ActiveTriples / linked-data-fragments

Basic linked data fragments endpoint.
Creative Commons Zero v1.0 Universal
15 stars 0 forks source link

Configure Cache Control #44

Open no-reply opened 7 years ago

no-reply commented 7 years ago

From https://github.com/curationexperts/chf-sufia/issues/27#issuecomment-277555860:

Approaches for cache control:

In any of these three cases, questions that need to be answered include:

  • What are the pre-warming needs?
    • Do search needs for an authority require a full pre-load of that authority?
    • Or can search be dependant on an external service?
  • What happens when the cache "invalidates"?
    • do we clear data from the backend,
    • or simply require re-fetch on the next retrieval if the remote is available?
  • What is an acceptable TTL?
  • Does the client ever need to manually invalidate the cache?

I think that's the general shape of the problem.

no-reply commented 7 years ago

A first hack at answering some of these:

I don't have any answers about pre-warming. cc: @hackmastera.

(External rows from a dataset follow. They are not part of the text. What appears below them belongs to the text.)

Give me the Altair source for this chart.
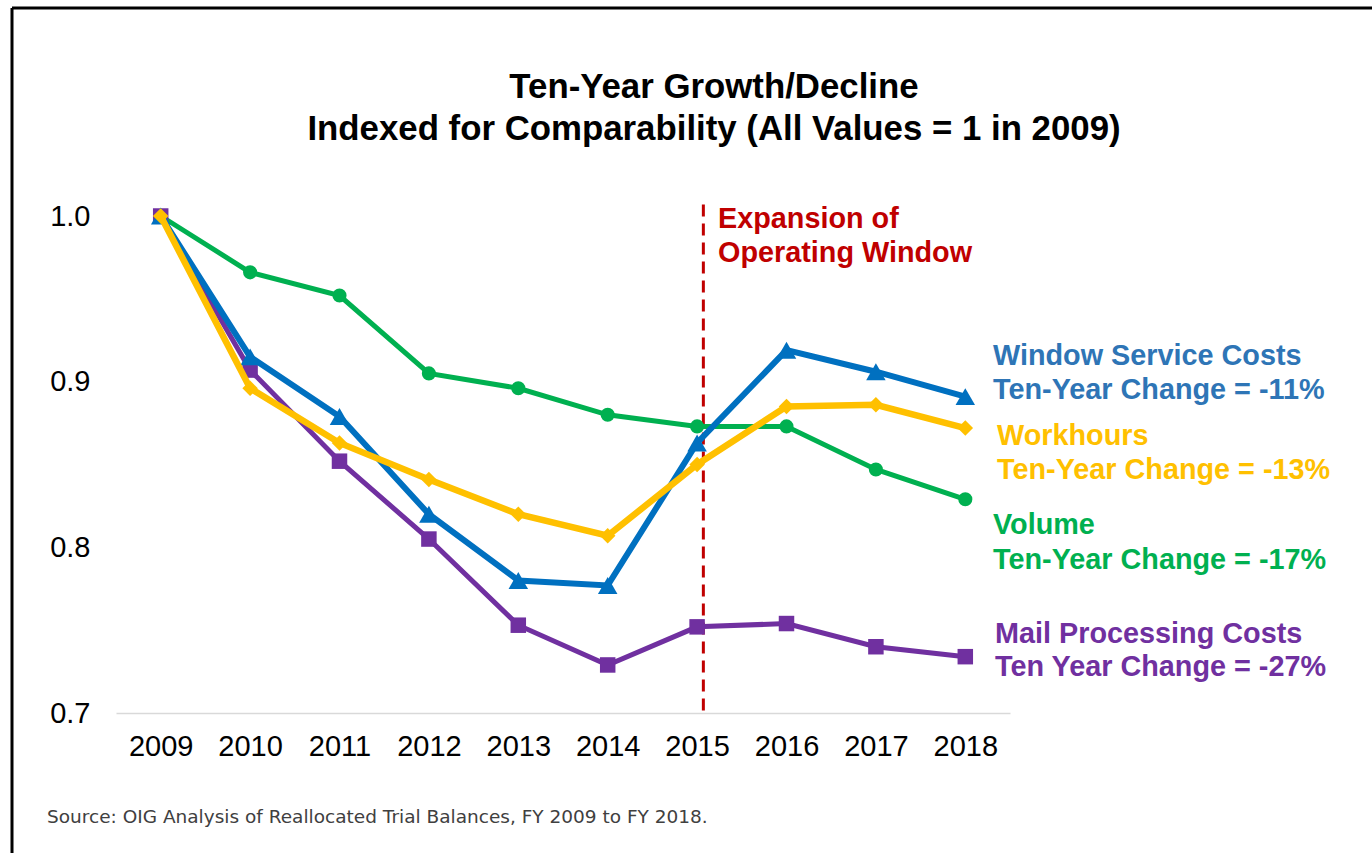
import altair as alt
import pandas as pd

years = [2009, 2010, 2011, 2012, 2013, 2014, 2015, 2016, 2017, 2018]
volume = [1.000, 0.966, 0.952, 0.905, 0.896, 0.880, 0.873, 0.873, 0.847, 0.829]
mail_processing = [1.000, 0.907, 0.852, 0.805, 0.753, 0.729, 0.752, 0.754, 0.740, 0.734]
window_service = [1.000, 0.915, 0.879, 0.820, 0.780, 0.777, 0.863, 0.919, 0.906, 0.891]
workhours = [1.000, 0.896, 0.863, 0.841, 0.820, 0.807, 0.850, 0.885, 0.886, 0.872]

series_names = ["Volume", "Mail Processing Costs", "Window Service Costs", "Workhours"]
series_values = [volume, mail_processing, window_service, workhours]
series_colors = ["#00B050", "#7030A0", "#0070C0", "#FFC000"]
series_shapes = ["circle", "square", "triangle-up", "diamond"]
series_sizes = [200, 240, 380, 240]
series_widths = [5, 5, 6, 6.5]

x_ticks = years
y_ticks = [0.7, 0.8, 0.9, 1.0]

title_lines = ["Ten-Year Growth/Decline", "Indexed for Comparability (All Values = 1 in 2009)"]
event_year = 2015.07
event_lines = ["Expansion of", "Operating Window"]
source_text = "Source: OIG Analysis of Reallocated Trial Balances, FY 2009 to FY 2018."

label_texts = [
    ("Window Service Costs", "#2E75B6", 877, 140),
    ("Ten-Year Change = -11%", "#2E75B6", 877, 174),
    ("Workhours", "#FFC000", 881, 220),
    ("Ten-Year Change = -13%", "#FFC000", 881, 254),
    ("Volume", "#00B050", 877, 309),
    ("Ten-Year Change = -17%", "#00B050", 877, 344),
    ("Mail Processing Costs", "#7030A0", 879, 418),
    ("Ten Year Change = -27%", "#7030A0", 879, 451),
]

rows = []
for name, vals in zip(series_names, series_values):
    for yr, v in zip(years, vals):
        rows.append({"year": yr, "value": v, "series": name})
df = pd.DataFrame(rows)

FONT = "Liberation Sans"
W, H = 894, 497

x_enc = alt.X("year:Q", scale=alt.Scale(domain=[2008.5, 2018.5], nice=False, zero=False),
              axis=alt.Axis(values=x_ticks, format="d", title=None, labelFontSize=29,
                            labelPadding=19, labelFont=FONT, labelColor="#000000",
                            ticks=False, grid=False, domain=True, domainColor="#D9D9D9",
                            domainWidth=1.5))
y_enc = alt.Y("value:Q", scale=alt.Scale(domain=[0.7, 1.0], nice=False, zero=False),
              axis=alt.Axis(values=y_ticks, format=".1f", title=None, labelFontSize=29,
                            labelPadding=26, labelFont=FONT, labelColor="#000000",
                            ticks=False, grid=False, domain=False))

base = alt.Chart(df)
layers = []
for name, col, shp, sz, sw in zip(series_names, series_colors, series_shapes, series_sizes, series_widths):
    sub = base.transform_filter(alt.datum.series == name)
    layers.append(sub.mark_line(color=col, strokeWidth=sw).encode(x=x_enc, y=y_enc))
    layers.append(sub.mark_point(color=col, shape=shp, size=sz, filled=True, opacity=1)
                  .encode(x=x_enc, y=y_enc))

event_rule = alt.Chart(pd.DataFrame({"x": [event_year]})).mark_rule(
    color="#C00000", strokeWidth=3, strokeDash=[12, 7]
).encode(x="x:Q", y=alt.datum(1.007), y2=alt.datum(0.7))

def text_layer(txt, xpx, ypx, size, color, bold=True, align="left", font=FONT):
    return alt.Chart(pd.DataFrame({"t": [txt]})).mark_text(
        align=align, baseline="middle", fontSize=size, font=font,
        fontWeight="bold" if bold else "normal", color=color
    ).encode(text="t:N", x=alt.value(xpx), y=alt.value(ypx))

annots = []
annots.append(text_layer(title_lines[0], 598, -128, 34.8, "#000000", align="center"))
annots.append(text_layer(title_lines[1], 598, -86, 34.8, "#000000", align="center"))
annots.append(text_layer(event_lines[0], 602, 3, 28.8, "#C00000"))
annots.append(text_layer(event_lines[1], 602, 37, 28.8, "#C00000"))
for txt, col, xp, yp in label_texts:
    annots.append(text_layer(txt, xp, yp, 28.8, col))
annots.append(text_layer(source_text, -69, 601, 18.5, "#404040", bold=False, font="DejaVu Sans"))

frame_top = alt.Chart(pd.DataFrame({"a": [0]})).mark_rule(color="#000000", strokeWidth=3).encode(
    x=alt.value(-104), x2=alt.value(1256), y=alt.value(-208))
frame_left = alt.Chart(pd.DataFrame({"a": [0]})).mark_rule(color="#000000", strokeWidth=3).encode(
    x=alt.value(-104), y=alt.value(-208), y2=alt.value(637))

chart = alt.layer(event_rule, *layers, *annots, frame_top, frame_left).properties(
    width=W, height=H,
    autosize=alt.AutoSizeParams(type="none"),
    padding={"left": 116, "top": 216, "right": 362, "bottom": 140},
    background="#FFFFFF",
).configure_view(stroke=None)

chart.save("out.html", embed_options={"renderer": "svg", "actions": False})
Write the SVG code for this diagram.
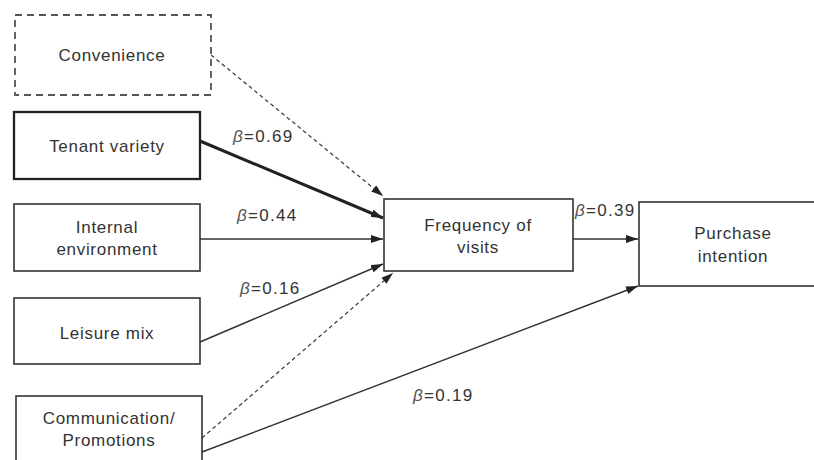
<svg xmlns="http://www.w3.org/2000/svg" width="814" height="460" viewBox="0 0 814 460">
  <defs>
    <marker id="arrow" viewBox="0 0 12 8" refX="12" refY="4" markerWidth="12" markerHeight="8" markerUnits="userSpaceOnUse" orient="auto">
      <path d="M0,0 L12,4 L0,8 Z" fill="#222"/>
    </marker>
    <style>
      .box { fill: #fff; stroke: #333; stroke-width: 1.6; }
      .box-bold { fill: #fff; stroke: #222; stroke-width: 2.3; }
      .box-dash { fill: #fff; stroke: #555; stroke-width: 1.8; stroke-dasharray: 7 5; }
      .lbl { font-family: "Liberation Sans", Arial, sans-serif; font-size: 17px; letter-spacing: 0.7px; fill: #333; text-anchor: middle; }
      .beta { font-family: "Liberation Sans", Arial, sans-serif; font-size: 17px; letter-spacing: 1.3px; fill: #333; }
      .beta tspan.g { font-style: italic; fill: #555; }
      .edge { fill: none; stroke: #333; stroke-width: 1.5; marker-end: url(#arrow); }
      .edge-bold { fill: none; stroke: #222; stroke-width: 3; marker-end: url(#arrow); }
      .edge-dash { fill: none; stroke: #444; stroke-width: 1.3; stroke-dasharray: 4 3; marker-end: url(#arrow); }
    </style>
  </defs>
  <rect width="814" height="460" fill="#fff"/>

  <!-- connectors -->
  <g id="connectors">
    <path class="edge-dash" d="M211,55 L383,196"/>
    <path class="edge-bold" d="M200,141 L383,218"/>
    <path class="edge" d="M200,239 L383,239"/>
    <path class="edge" d="M200,342 L383,264"/>
    <path class="edge-dash" d="M202,438 L393,273"/>
    <path class="edge" d="M202,452 L638,286"/>
    <path class="edge" d="M573,239 L638,239"/>
  </g>

  <!-- path coefficients -->
  <g id="coefficients">
    <text class="beta" x="233" y="142"><tspan class="g">β</tspan>=0.69</text>
    <text class="beta" x="237" y="221"><tspan class="g">β</tspan>=0.44</text>
    <text class="beta" x="240" y="294"><tspan class="g">β</tspan>=0.16</text>
    <text class="beta" x="575" y="216"><tspan class="g">β</tspan>=0.39</text>
    <text class="beta" x="413" y="401"><tspan class="g">β</tspan>=0.19</text>
  </g>

  <g id="convenience">
    <rect class="box-dash" x="15" y="15" width="196" height="80"/>
    <text class="lbl" x="112" y="61">Convenience</text>
  </g>
  <g id="tenant-variety">
    <rect class="box-bold" x="14" y="112" width="186" height="67"/>
    <text class="lbl" x="107" y="152">Tenant variety</text>
  </g>
  <g id="internal-environment">
    <rect class="box" x="14" y="204" width="186" height="67"/>
    <text class="lbl" x="107" y="233">Internal</text>
    <text class="lbl" x="107" y="255">environment</text>
  </g>
  <g id="leisure-mix">
    <rect class="box" x="14" y="298" width="186" height="66"/>
    <text class="lbl" x="107" y="339">Leisure mix</text>
  </g>
  <g id="communication-promotions">
    <rect class="box" x="16" y="396" width="186" height="80"/>
    <text class="lbl" x="109" y="424">Communication/</text>
    <text class="lbl" x="109" y="446">Promotions</text>
  </g>
  <g id="frequency-of-visits">
    <rect class="box" x="384" y="199" width="189" height="72"/>
    <text class="lbl" x="478" y="231">Frequency of</text>
    <text class="lbl" x="478" y="253">visits</text>
  </g>
  <g id="purchase-intention">
    <rect class="box" x="639" y="202" width="190" height="84"/>
    <text class="lbl" x="733" y="239">Purchase</text>
    <text class="lbl" x="733" y="262">intention</text>
  </g>
</svg>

hackartisan commented 7 years ago

@no-reply your answers sound good to me.

no-reply commented 7 years ago

@hackmastera:

At CHF we have agreed we will rely on the external service for search; i.e. availability and retrieval time are less of a concern at cataloging than at display. I am a little nervous about the possibility of multi-day downtime, though, especially w/r/t LC.

:+1: The way I'm thinking of this is that the qa-ldf bridge will support a default search drawing only from items already in the cache. For smaller vocabularies, we would have the option to handle search entirely internally via pre-warming. For larger datasets we would lean on the external service, but have the option to provide search over the cached items during downtime.

I think for most users with a mature repository, having the capacity to search the cache would be enough to keep cataloging moving. Other work arounds could be discussed, but I'm thinking they are beyond project scope.

hackartisan commented 7 years ago

I think for most users with a mature repository, having the capacity to search the cache would be enough to keep cataloging moving. Other work arounds could be discussed, but I'm thinking they are beyond project scope.

I'm not sure about this assumption. For example, an archive moves from collection to collection over time and each collection will require a new set of vocabulary terms, even if they are within broadly related areas. Especially in the realm of personal names, but subjects as well.

But I guess if you assume that cataloging on an entirely new collection is relatively uncommon perhaps it holds up. maybe @catlu could weigh in.

no-reply commented 7 years ago

But I guess if you assume that cataloging on an entirely new collection is relatively uncommon perhaps it holds up.

Yeah, this is basically my assumption. Or at least that this is true enough to be of value. Upstream outages may be frustrating, and prevent folks from working on their highest priorities, but at least it wouldn't necessarily halt work altogether.